Spot bitcoin exchange-traded funds shed $4.5 billion in June, their worst single month since the products launched — a milestone that reframes the prevailing narrative about institutional demand for $BTC as a one-way street. The size of the withdrawal matters less than the timing: it arrived during a stretch of macroeconomic uncertainty that gave allocators plenty of reasons to look elsewhere.
What the Outflows Actually Signal
The useful question here is not where the money went, but why it moved at all. Analysts pointed to two forces pulling capital out of spot bitcoin ETFs simultaneously. The first is familiar: macroeconomic unease tends to shake loose speculative positions before it shakes loose defensive ones, and bitcoin ETFs — whatever their institutional veneer — still sit near the risk-on end of most portfolios.
The second factor is more specific. SpaceX completed what analysts described as a historic IPO in June, offering a high-profile destination for growth-oriented capital that had been parked in crypto products. When a marquee equity offering competes directly for the same risk budget, rotation is the predictable result. The money did not vanish; it repriced into a different asset.

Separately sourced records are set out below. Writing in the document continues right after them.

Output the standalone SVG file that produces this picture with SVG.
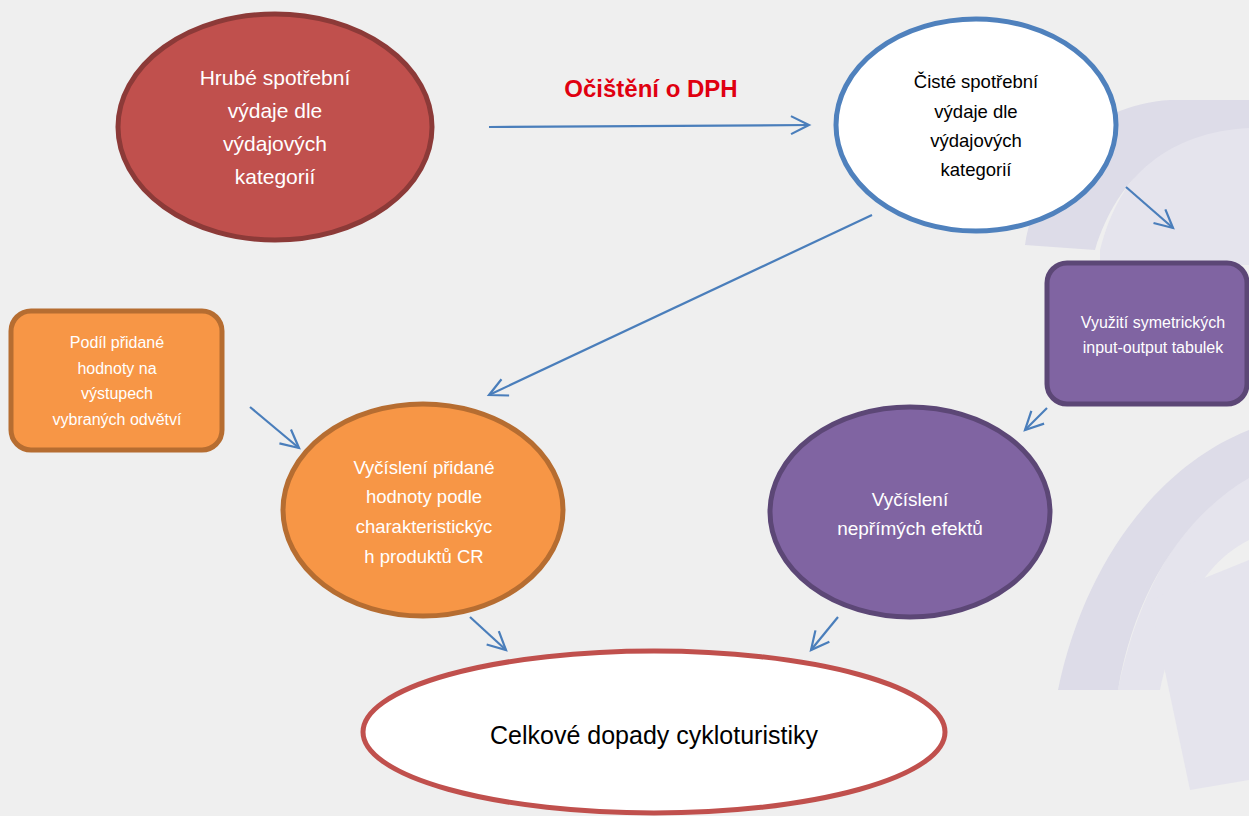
<svg xmlns="http://www.w3.org/2000/svg" width="1249" height="816" viewBox="0 0 1249 816">
<defs>
<style>
.t{font-family:"Liberation Sans",Arial,sans-serif;text-anchor:middle}
.w{fill:#ffffff}
.k{fill:#000000}
.c{stroke:#4a7ebb;stroke-width:2.2;fill:none}
.wm{fill:#dddce8}
.wm2{fill:#e5e4ed}
</style>
<marker id="ah" markerUnits="userSpaceOnUse" markerWidth="40" markerHeight="40" viewBox="-20 -20 40 40" refX="0" refY="0" orient="auto" overflow="visible">
<path d="M-18,-9 L0,0 L-18,9" fill="none" stroke="#4a7ebb" stroke-width="2.2"/>
</marker>
</defs>
<rect x="0" y="0" width="1249" height="816" fill="#efefef"/>
<g id="watermark">
<path class="wm2" d="M1100,250 C1120,170 1170,130 1249,125 L1249,265 L1100,265 Z"/>
<path class="wm" d="M1025,245 C1040,160 1090,105 1170,100 L1249,100 L1249,128 C1170,132 1118,175 1095,250 Z"/>
<path class="wm2" d="M1249,475 C1190,510 1140,580 1118,690 L1160,690 C1180,600 1210,560 1249,540 Z"/>
<path class="wm" d="M1249,430 C1160,465 1085,560 1058,690 L1118,690 C1135,590 1185,515 1249,478 Z"/>
<path class="wm2" d="M1150,600 L1249,560 L1249,780 L1190,790 Z"/>
</g>
<g id="connectors">
<line class="c" x1="489" y1="127" x2="809" y2="125" marker-end="url(#ah)"/>
<line class="c" x1="872" y1="215" x2="489" y2="395" marker-end="url(#ah)"/>
<line class="c" x1="1126" y1="187" x2="1173" y2="228" marker-end="url(#ah)"/>
<line class="c" x1="1047" y1="408" x2="1025" y2="430" marker-end="url(#ah)"/>
<line class="c" x1="250" y1="407" x2="299" y2="448" marker-end="url(#ah)"/>
<line class="c" x1="470" y1="617" x2="506" y2="650" marker-end="url(#ah)"/>
<line class="c" x1="838" y1="617" x2="811" y2="650" marker-end="url(#ah)"/>
</g>
<g id="label-dph">
<text class="t" x="651" y="97" font-size="24" font-weight="bold" fill="#e00010">Očištění o DPH</text>
</g>
<g id="node-hrube">
<ellipse cx="275" cy="127" rx="157" ry="113" fill="#c0504d" stroke="#8c3a38" stroke-width="5"/>
<text class="t w" font-size="21"><tspan x="275" y="85">Hrubé spotřební</tspan><tspan x="275" y="118">výdaje dle</tspan><tspan x="275" y="151">výdajových</tspan><tspan x="275" y="184">kategorií</tspan></text>
</g>
<g id="node-ciste">
<ellipse cx="976" cy="125" rx="140" ry="106" fill="#ffffff" stroke="#4f81bd" stroke-width="5"/>
<text class="t k" font-size="18.5"><tspan x="976" y="88">Čisté spotřební</tspan><tspan x="976" y="118">výdaje dle</tspan><tspan x="976" y="147">výdajových</tspan><tspan x="976" y="176">kategorií</tspan></text>
</g>
<g id="node-io">
<rect x="1047" y="263" width="200" height="141" rx="20" ry="20" fill="#8064a2" stroke="#5c4776" stroke-width="5"/>
<text class="t w" font-size="16"><tspan x="1153" y="328">Využití symetrických</tspan><tspan x="1153" y="353">input-output tabulek</tspan></text>
</g>
<g id="node-podil">
<rect x="11" y="311" width="211" height="139" rx="20" ry="20" fill="#f79646" stroke="#b66d31" stroke-width="5"/>
<text class="t w" font-size="16"><tspan x="117" y="348">Podíl přidané</tspan><tspan x="117" y="374">hodnoty na</tspan><tspan x="117" y="399">výstupech</tspan><tspan x="117" y="425">vybraných odvětví</tspan></text>
</g>
<g id="node-vycisleni-pridane">
<ellipse cx="423" cy="510" rx="140" ry="106" fill="#f79646" stroke="#b66d31" stroke-width="5"/>
<text class="t w" font-size="18.5"><tspan x="424" y="474">Vyčíslení přidané</tspan><tspan x="424" y="503">hodnoty podle</tspan><tspan x="424" y="533">charakteristickýc</tspan><tspan x="424" y="563">h produktů CR</tspan></text>
</g>
<g id="node-neprime">
<ellipse cx="910" cy="512" rx="140" ry="105" fill="#8064a2" stroke="#5c4776" stroke-width="5"/>
<text class="t w" font-size="19"><tspan x="910" y="506">Vyčíslení</tspan><tspan x="910" y="535">nepřímých efektů</tspan></text>
</g>
<g id="node-celkove">
<ellipse cx="654" cy="732" rx="291" ry="81" fill="#ffffff" stroke="#c0504d" stroke-width="5"/>
<text class="t k" x="654" y="744" font-size="25">Celkové dopady cykloturistiky</text>
</g>
</svg>
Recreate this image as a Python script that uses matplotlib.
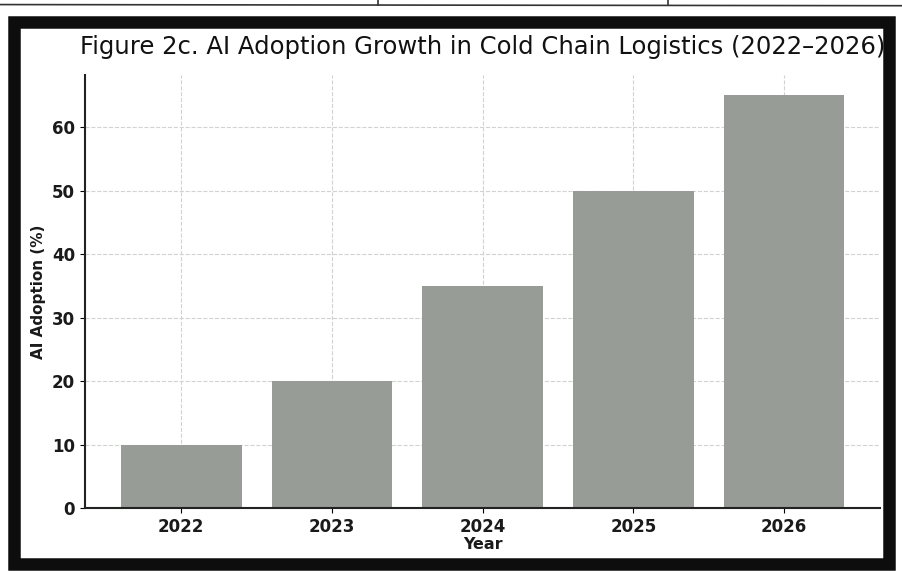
import matplotlib.pyplot as plt
from matplotlib.patches import Rectangle
from matplotlib.lines import Line2D

years = ['2022', '2023', '2024', '2025', '2026']
adoption = [10, 20, 35, 50, 65]

fig = plt.figure(figsize=(9.03, 5.71), dpi=100)
fig.patch.set_facecolor('white')

ax = fig.add_axes([0.094, 0.110, 0.881, 0.759])
ax.bar(years, adoption, width=0.8, color='#979c97', zorder=2)

ax.set_title('Figure 2c. AI Adoption Growth in Cold Chain Logistics (2022\u20132026)',
             fontsize=17.5, color='#111111', pad=15)
ax.set_xlabel('Year', fontsize=11.5, fontweight='bold', color='#1a1a1a', labelpad=1)
ax.set_ylabel('AI Adoption (%)', fontsize=11, fontweight='bold', color='#1a1a1a')

ax.grid(True, linestyle='--', color='#d2d2d2', linewidth=0.8)
ax.set_axisbelow(True)
for side in ('top', 'right'):
    ax.spines[side].set_visible(False)
for side in ('left', 'bottom'):
    ax.spines[side].set_linewidth(1.5)
    ax.spines[side].set_color('#222222')

for lbl in ax.get_xticklabels() + ax.get_yticklabels():
    lbl.set_fontweight('bold')
    lbl.set_fontsize(12)
    lbl.set_color('#1a1a1a')

# thick black frame around the figure panel
fig.patches.append(Rectangle((0.015, 0.012), 0.970, 0.950, transform=fig.transFigure,
                             fill=False, edgecolor='#0d0d0d', linewidth=9))

# ruling of the surrounding table above the panel
fig.lines.append(Line2D([0.0, 1.0], [0.992, 0.990], transform=fig.transFigure,
                        color='#333333', linewidth=1.2))
for xv in (0.419, 0.740):
    fig.lines.append(Line2D([xv, xv], [0.992, 1.0], transform=fig.transFigure,
                            color='#333333', linewidth=1.2))

fig.savefig('out.png', dpi=100)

The Mechanism Behind the Move
This is the part that gets glossed over in price-focused coverage. Spot bitcoin ETF outflows mean authorized participants are redeeming shares and the underlying $BTC is being sold or transferred — actual on-chain activity driven by institutional redemption pressure, not retail panic. That distinction matters when evaluating whether June represents a structural shift or a single month of competition for capital.
Nothing in the analyst commentary cited by the source suggests the former. Capital rotation during IPO windows and macro volatility is ordinary portfolio behavior. The record-setting size of June's outflows is notable, but it reflects how large the ETF inflow base had grown — a bigger pool produces bigger swings.
Why Skepticism Is Warranted Either Way
The ETF wrapper was sold to institutional allocators as a clean, regulated entry point into bitcoin. What June demonstrated is that it also provides a clean, regulated exit — and that exit gets used when competing opportunities are attractive enough. Analysts identified SpaceX's IPO and macro uncertainty as the proximate causes, but the underlying dynamic is straightforward: these are liquid instruments held by allocators with options, not long-term hodlers with conviction.
Whether the outflows reverse depends less on bitcoin's protocol fundamentals than on what the macro calendar and IPO pipeline look like next quarter. That is a different bet than most ETF buyers signed up for.